# What do you do at a furcon?



## UwUCarlaUwU (Mar 28, 2020)

im just curious! What is there to do besides meet fellow furs?


----------



## Dinocanid (Mar 28, 2020)

I just attend panels, use the video game room, and (if I have my partial) participate in the parade. I'm an introvert though, so I'm sure there's more to do if you're interested in group activities


----------



## UwUCarlaUwU (Mar 28, 2020)

Dinocanid said:


> I just attend panels, use the video game room, and (if I have my partial) participate in the parade. I'm an introvert though, so I'm sure there's more to do if you're interested in group activities


i'd love to meet more furs, im a introvert too


----------



## FrostHeart (Apr 1, 2020)

I'm too shy to go to a furcon... I'd have a panic attack from the huge crowd...
My friend Jeremy wants to visit one, but he's not able to drive - and his family is dramatic about different stuff, so he'd never ask... closest con to him is the one in Asheville North Carolina, which is over an hour away.


----------



## Deleted member 82554 (Apr 1, 2020)

Get drunk, party, go to panels, act awkwardly with other people and fursuiters, spend all your money, and that's about it. How do I know? Because that was pretty much my experience at my last con.


----------



## FrostHeart (Apr 1, 2020)

Jeremy's a gamer


Daxma said:


> Cons typically consists of
> *Artist Alley* - A gathering of artists that show off and sell their art.
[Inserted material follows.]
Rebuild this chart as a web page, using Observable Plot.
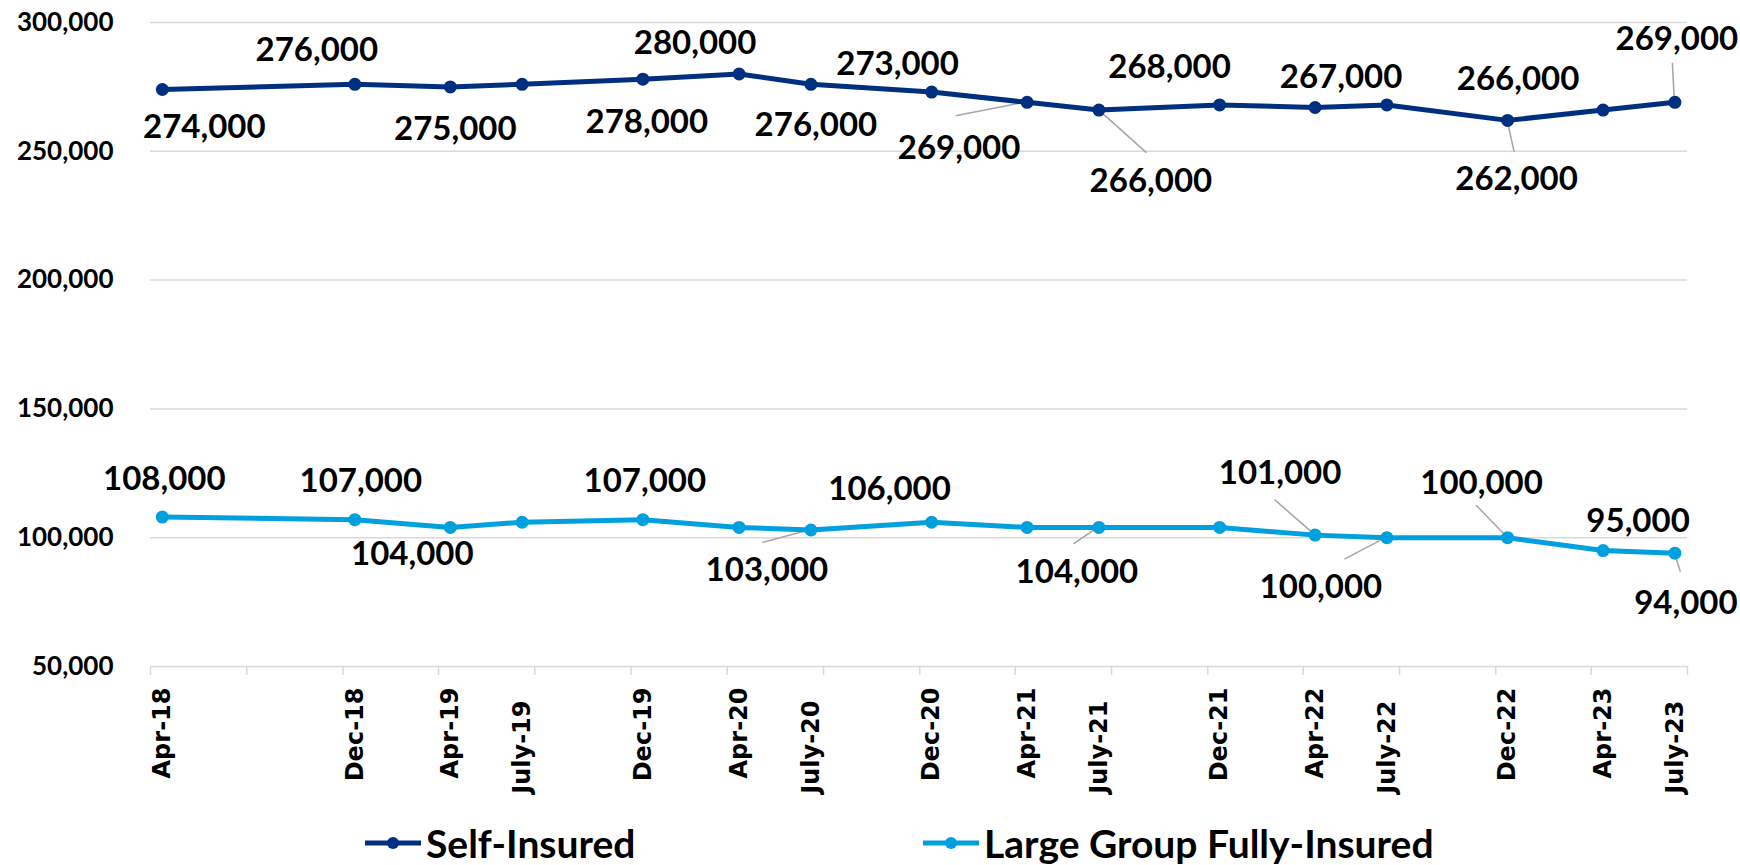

This can range from things like drawings/illustrations, shirts, pins/buttons, figurines, stickers, exc.
> *Swap Meet* - Similar to the artist alley, except it's more of a giant goodwill where people sell a range of collectibles and other knickknacks.
> *Panels* - A large room where people go to discuss topics or listen to a host talk about a subject. These activities usually have some level of audience interaction.
> ...


Gaming room... are handheld games like gameboy and DS allowed in the con?


----------



## FrostHeart (Apr 1, 2020)

Daxma said:


> The people hosting the gaming rooms don't usually have handhelds set up for people to play, but I've seen people play games together on their 3DSs while watching others play console games. It's definitely a place for people that like playing video games to congregate.


I wonder how many street pass tags Jeremy would get...
He'd be in the gaming room 90% of his time. =/


----------



## FrostHeart (Apr 1, 2020)

I bet @UwUCarlaUwU could make some cash, her art style is ADORABLE!


----------



## UwUCarlaUwU (Apr 1, 2020)

The Fluffy MC (president) said:


> I bet @UwUCarlaUwU could make some cash, her art style is ADORABLE!


lol im too young tho! i don't have a paypal or anything like that xD,
but as soon as i get enough money im gonna get a fursuit and a ticket to anthrocon ^w^


----------



## Keefur (Apr 7, 2020)

UwUCarlaUwU said:


> lol im too young tho! i don't have a paypal or anything like that xD,
> but as soon as i get enough money im gonna get a fursuit and a ticket to anthrocon ^w^


You could make your own fursuit.  It's really not that hard if you take your time.

You can do lots of stuff at a con.  I've seen all kinds of different activities.  It just depends upon what you are into.


----------